Tuesday, July 14, 2009

goin' ta California II

From a comment dated 17 August 2008 that responds to a post on TaxProf Blog:
How do you suppose California gets into its awful boom-n-bust state budget cycles? That's right, it's because the tax system is hugely progressive. Something like half the state budget depends on the tax income from the top 100,000 earners in California.

Looking at a comparative state income tax table, one can see that California has one of the widest rate ranges in the union. The breakdown for California indicates that the top 9.3% rate starts at $64 050 for individuals (the top rate is, in fact, 10.3% but that applies to incomes over $1M). Individuals with incomes under $43 814 pay less than half this amount on a percentage basis and the marginal rate for those with incomes under $33 989 is less than half again (2%). The incomes of those in the higher brackets is more variable primarily because investment income is highly cyclical.
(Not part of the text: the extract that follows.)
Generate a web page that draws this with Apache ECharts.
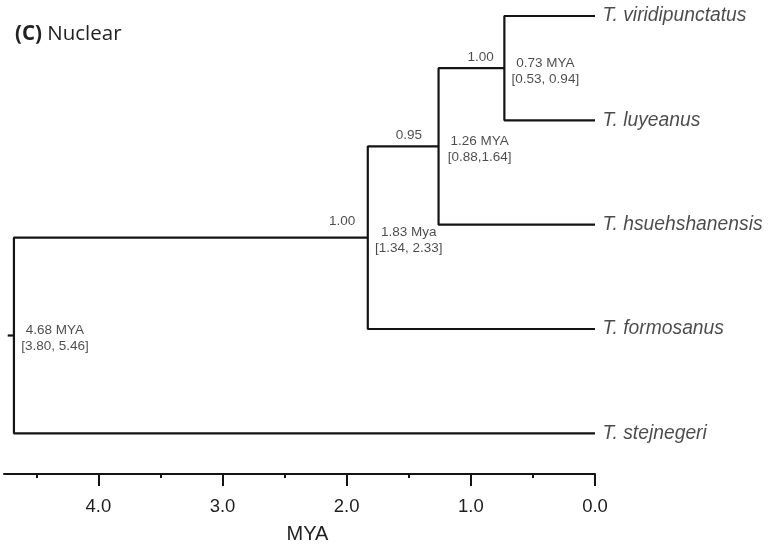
<!DOCTYPE html>
<html>
<head>
<meta charset="utf-8">
<script src="https://cdn.jsdelivr.net/npm/echarts@6/dist/echarts.min.js"></script>
<style>
html,body{margin:0;padding:0;background:#fff;}
#chart{width:768px;height:549px;}
</style>
</head>
<body>
<div id="chart"></div>
<script>
// ---- data ----
const taxa = ['T. viridipunctatus', 'T. luyeanus', 'T. hsuehshanensis', 'T. formosanus', 'T. stejnegeri'];
const nodeAges = [0.73, 1.26, 1.83, 4.68];
const nodeAgeLabels = ['0.73 MYA', '1.26 MYA', '1.83 Mya', '4.68 MYA'];
const nodeHPD = ['[0.53, 0.94]', '[0.88,1.64]', '[1.34, 2.33]', '[3.80, 5.46]'];
const nodeSupport = ['1.00', '0.95', '1.00', null];
// children of each node: 'L' = leaf index, 'N' = node index
const nodeChildren = [
  [['L', 0], ['L', 1]],
  [['N', 0], ['L', 2]],
  [['N', 1], ['L', 3]],
  [['N', 2], ['L', 4]]
];
const xTicks = [0, 1, 2, 3, 4];
const xMinorTicks = [0.5, 1.5, 2.5, 3.5, 4.5];
const axisName = 'MYA';

// ---- layout derived from topology ----
const LINE = '#141414';
const TXT = '#1e1e1e';
const FONT = '"Liberation Sans", Arial, sans-serif';
const nodeY = [];
function childPos(c) {
  return c[0] === 'L' ? [0, c[1]] : [nodeAges[c[1]], nodeY[c[1]]];
}
nodeChildren.forEach((ch, i) => {
  const a = childPos(ch[0]), b = childPos(ch[1]);
  nodeY[i] = (a[1] + b[1]) / 2;
});

const series = [];
nodeChildren.forEach((ch, i) => {
  const a = childPos(ch[0]), b = childPos(ch[1]);
  series.push({
    type: 'line', xAxisIndex: 0, yAxisIndex: 0, symbol: 'none', silent: true,
    lineStyle: {color: LINE, width: 2.2}, z: 3,
    data: [[a[0], a[1]], [nodeAges[i], a[1]], [nodeAges[i], b[1]], [b[0], b[1]]]
  });
});
// root stub
const rootIdx = nodeAges.length - 1;
series.push({
  type: 'line', symbol: 'none', silent: true, lineStyle: {color: LINE, width: 2.2},
  data: [[nodeAges[rootIdx] + 0.05, nodeY[rootIdx]], [nodeAges[rootIdx], nodeY[rootIdx]]]
});
// leaf labels
series.push({
  type: 'scatter', symbolSize: 1, itemStyle: {color: 'rgba(0,0,0,0)'}, silent: true,
  data: taxa.map((t, i) => ({value: [0, i], name: t})),
  label: {
    show: true, position: 'right', distance: 7,
    formatter: p => p.name,
    fontFamily: FONT, fontStyle: 'italic', fontSize: 19.3, color: TXT
  }
});
// node age labels
series.push({
  type: 'scatter', symbolSize: 1, itemStyle: {color: 'rgba(0,0,0,0)'}, silent: true,
  data: nodeAges.map((a, i) => ({value: [a, nodeY[i]], name: nodeAgeLabels[i] + '\n' + nodeHPD[i]})),
  label: {
    show: true, position: 'inside', offset: [41, 3], align: 'center', verticalAlign: 'middle',
    formatter: p => p.name, lineHeight: 16,
    fontFamily: FONT, fontSize: 13.5, color: TXT
  }
});
// support labels (on branch leading into node, placed left of node)
const supOffsets = [[-10, -11], [-16, -11], [-12, -16]];
series.push({
  type: 'scatter', symbolSize: 1, itemStyle: {color: 'rgba(0,0,0,0)'}, silent: true,
  data: nodeAges.map((a, i) => nodeSupport[i] == null ? null : ({
    value: [a, nodeY[i]], name: nodeSupport[i],
    label: {offset: supOffsets[i]}
  })).filter(d => d),
  label: {
    show: true, position: 'left', distance: 0, align: 'right', verticalAlign: 'middle',
    formatter: p => p.name, fontFamily: FONT, fontSize: 13.5, color: TXT
  }
});

const chart = echarts.init(document.getElementById('chart'), null, {renderer: 'canvas'});
chart.setOption({
  animation: false,
  backgroundColor: '#fff',
  title: {
    text: '{b|(C)} Nuclear', left: 10, top: 19,
    textStyle: {
      fontFamily: '"Open Sans", sans-serif', fontSize: 20.5, fontWeight: 'normal', color: '#222',
      rich: {b: {fontFamily: '"Open Sans", sans-serif', fontSize: 20.5, fontWeight: 'bold', color: '#222'}}
    }
  },
  grid: {left: 4, right: 173, top: 16, bottom: 70, containLabel: false},
  xAxis: [{
    type: 'value', inverse: true, min: 0, max: 4.76, position: 'bottom',
    name: axisName, nameLocation: 'middle', nameGap: 50,
    nameTextStyle: {fontFamily: FONT, fontSize: 20, color: TXT, padding: [0, 0, 0, 16]},
    axisLine: {show: true, onZero: false, lineStyle: {color: LINE, width: 2}},
    axisTick: {show: true, customValues: xTicks, length: 12, lineStyle: {color: LINE, width: 2}},
    axisLabel: {
      show: true, customValues: xTicks, margin: 23,
      formatter: v => v.toFixed(1), fontFamily: FONT, fontSize: 18.5, color: TXT
    },
    splitLine: {show: false}
  }, {
    type: 'value', inverse: true, min: 0, max: 4.76, position: 'bottom',
    axisLine: {show: false, onZero: false},
    axisTick: {show: true, customValues: xMinorTicks, length: 4, lineStyle: {color: LINE, width: 2}},
    axisLabel: {show: false},
    splitLine: {show: false}
  }],
  yAxis: {type: 'value', inverse: true, min: 0, max: 4.39, show: false},
  series: series
});
</script>
</body>
</html>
This does not tell the whole story, either. California has a higher corporate tax rate than average, and corporate tax revenues are significantly more cyclical than either income or consumption taxes. If one looks at a graph of recent US tax revenues, the drop in payroll tax revenue is not especially noticeable but the slump in corporate tax revenue is remarkable.

What does this mean for Alberta? Given Premier Stelmach's "no tax increases" pledge, the safe money is that Ed will try hiking royalties (again), on the grounds that royalties are not taxes. Yet royalties are the most cyclical form of revenue available to the province. Although I don't have a study to prove it, I predict that they are also the most subject to Laffer curve effects, given the inverse relationship with land bonuses and the fact dynamic scoring considerations are considerably more relevant to corporate tax policy (which royalties are most akin to) than to income or consumption tax policy.

The Premier says he wants to stabilize the boom/bust cycle, yet instead of hitching the government's revenue wagon to a relatively level tax like a broad based VAT, it appears Steady Eddie will put the bucking bronc of royalties into full harness. For the second time after getting thrown the first time.
Insanity: doing the same thing over and over again and expecting different results.